Each line containing the word "that" must be collected.

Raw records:
□ □ □ □ □ □ □

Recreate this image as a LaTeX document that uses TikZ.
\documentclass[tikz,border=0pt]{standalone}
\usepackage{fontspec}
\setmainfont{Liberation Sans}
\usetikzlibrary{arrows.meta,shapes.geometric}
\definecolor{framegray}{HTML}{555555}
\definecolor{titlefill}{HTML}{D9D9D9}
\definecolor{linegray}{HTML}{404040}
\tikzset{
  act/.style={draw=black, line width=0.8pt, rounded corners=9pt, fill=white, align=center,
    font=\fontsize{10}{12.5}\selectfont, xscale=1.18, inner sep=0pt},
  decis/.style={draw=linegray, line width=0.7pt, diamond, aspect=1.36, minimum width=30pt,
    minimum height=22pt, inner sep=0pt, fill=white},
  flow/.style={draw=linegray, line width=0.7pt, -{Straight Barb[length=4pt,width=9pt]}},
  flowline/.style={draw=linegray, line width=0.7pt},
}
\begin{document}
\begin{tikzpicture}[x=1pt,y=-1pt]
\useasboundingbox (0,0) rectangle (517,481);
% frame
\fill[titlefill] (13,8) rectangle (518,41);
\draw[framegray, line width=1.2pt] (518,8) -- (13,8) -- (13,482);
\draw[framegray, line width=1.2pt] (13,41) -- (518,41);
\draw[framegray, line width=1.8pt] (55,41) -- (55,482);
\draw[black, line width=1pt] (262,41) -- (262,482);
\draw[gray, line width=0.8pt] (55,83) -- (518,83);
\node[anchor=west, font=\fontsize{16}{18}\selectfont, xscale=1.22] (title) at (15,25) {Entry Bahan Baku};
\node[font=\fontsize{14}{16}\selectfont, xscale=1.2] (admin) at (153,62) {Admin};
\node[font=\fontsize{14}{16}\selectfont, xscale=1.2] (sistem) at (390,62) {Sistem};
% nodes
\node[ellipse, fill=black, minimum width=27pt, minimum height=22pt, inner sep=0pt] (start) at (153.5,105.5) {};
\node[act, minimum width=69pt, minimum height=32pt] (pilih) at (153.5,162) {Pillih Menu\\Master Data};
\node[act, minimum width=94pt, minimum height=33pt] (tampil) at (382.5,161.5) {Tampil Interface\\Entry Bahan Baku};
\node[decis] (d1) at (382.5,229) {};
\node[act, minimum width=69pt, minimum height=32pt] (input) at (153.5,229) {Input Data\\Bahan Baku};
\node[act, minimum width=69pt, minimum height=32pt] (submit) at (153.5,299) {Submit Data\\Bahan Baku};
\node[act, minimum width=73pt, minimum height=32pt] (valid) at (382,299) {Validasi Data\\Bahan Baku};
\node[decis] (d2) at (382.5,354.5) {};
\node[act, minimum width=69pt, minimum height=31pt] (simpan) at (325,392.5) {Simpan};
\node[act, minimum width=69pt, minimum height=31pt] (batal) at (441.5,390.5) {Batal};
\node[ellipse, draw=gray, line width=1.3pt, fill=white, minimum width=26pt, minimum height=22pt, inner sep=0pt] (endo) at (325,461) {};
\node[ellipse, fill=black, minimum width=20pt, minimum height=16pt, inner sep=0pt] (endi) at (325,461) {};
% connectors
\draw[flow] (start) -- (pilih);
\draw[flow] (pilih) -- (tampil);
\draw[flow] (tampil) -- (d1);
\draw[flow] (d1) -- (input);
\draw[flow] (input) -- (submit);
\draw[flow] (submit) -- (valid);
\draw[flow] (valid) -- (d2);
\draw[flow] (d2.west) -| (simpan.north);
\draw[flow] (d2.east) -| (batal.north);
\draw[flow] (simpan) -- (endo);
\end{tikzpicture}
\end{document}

□ □ □ □ □ □ □

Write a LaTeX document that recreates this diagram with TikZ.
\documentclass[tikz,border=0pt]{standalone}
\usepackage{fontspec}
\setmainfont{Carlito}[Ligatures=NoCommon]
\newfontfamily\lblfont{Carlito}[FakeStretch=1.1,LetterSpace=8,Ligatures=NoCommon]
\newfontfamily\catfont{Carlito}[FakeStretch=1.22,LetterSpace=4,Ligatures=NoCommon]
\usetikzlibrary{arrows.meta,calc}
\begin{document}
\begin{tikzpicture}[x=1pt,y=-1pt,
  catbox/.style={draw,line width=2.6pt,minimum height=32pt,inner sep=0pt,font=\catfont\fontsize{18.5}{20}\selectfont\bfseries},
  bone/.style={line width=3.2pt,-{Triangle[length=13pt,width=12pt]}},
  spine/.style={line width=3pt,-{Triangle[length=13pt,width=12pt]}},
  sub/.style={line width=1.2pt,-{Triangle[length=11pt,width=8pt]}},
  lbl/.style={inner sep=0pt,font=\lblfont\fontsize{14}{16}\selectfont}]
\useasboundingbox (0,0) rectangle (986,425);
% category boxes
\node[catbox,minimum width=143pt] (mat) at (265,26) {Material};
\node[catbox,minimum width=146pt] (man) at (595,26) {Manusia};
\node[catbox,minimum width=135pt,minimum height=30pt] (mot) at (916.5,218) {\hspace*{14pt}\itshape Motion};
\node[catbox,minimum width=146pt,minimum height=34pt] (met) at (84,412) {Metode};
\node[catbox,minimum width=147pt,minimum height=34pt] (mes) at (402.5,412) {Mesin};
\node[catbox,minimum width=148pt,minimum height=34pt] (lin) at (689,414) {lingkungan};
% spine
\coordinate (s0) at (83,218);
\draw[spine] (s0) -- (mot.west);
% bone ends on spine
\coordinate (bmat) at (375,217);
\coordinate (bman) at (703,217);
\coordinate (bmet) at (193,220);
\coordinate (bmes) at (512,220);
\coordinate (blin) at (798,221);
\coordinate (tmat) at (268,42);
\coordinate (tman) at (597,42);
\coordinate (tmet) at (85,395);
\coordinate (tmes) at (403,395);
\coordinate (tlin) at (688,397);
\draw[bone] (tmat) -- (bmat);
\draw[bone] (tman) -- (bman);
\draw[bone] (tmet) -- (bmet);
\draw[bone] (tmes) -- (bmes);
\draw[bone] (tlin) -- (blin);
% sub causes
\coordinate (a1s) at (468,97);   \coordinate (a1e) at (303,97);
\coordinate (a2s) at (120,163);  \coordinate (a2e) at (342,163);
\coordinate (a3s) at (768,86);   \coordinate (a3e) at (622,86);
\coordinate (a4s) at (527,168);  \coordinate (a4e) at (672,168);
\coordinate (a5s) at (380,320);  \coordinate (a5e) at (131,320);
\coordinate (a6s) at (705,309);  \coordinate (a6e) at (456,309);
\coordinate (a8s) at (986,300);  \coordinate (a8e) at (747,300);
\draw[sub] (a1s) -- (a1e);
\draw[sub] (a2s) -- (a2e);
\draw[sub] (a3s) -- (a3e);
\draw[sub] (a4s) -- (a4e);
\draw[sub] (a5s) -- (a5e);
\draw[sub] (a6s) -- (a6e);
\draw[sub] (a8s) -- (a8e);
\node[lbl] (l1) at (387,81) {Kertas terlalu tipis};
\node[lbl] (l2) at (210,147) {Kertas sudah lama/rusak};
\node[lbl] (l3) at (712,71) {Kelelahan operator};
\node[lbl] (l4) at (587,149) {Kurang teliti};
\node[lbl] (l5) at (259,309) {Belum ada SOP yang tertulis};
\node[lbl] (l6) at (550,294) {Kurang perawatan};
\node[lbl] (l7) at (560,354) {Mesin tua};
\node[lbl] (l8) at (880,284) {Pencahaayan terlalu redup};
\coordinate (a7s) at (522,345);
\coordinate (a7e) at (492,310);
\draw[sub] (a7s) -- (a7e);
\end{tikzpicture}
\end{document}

□ □ □ □ □ □ □

» **EXERCISE SOLUTION**:
Recreate this image as a LaTeX document that uses TikZ.
Write a LaTeX document that recreates this diagram with TikZ.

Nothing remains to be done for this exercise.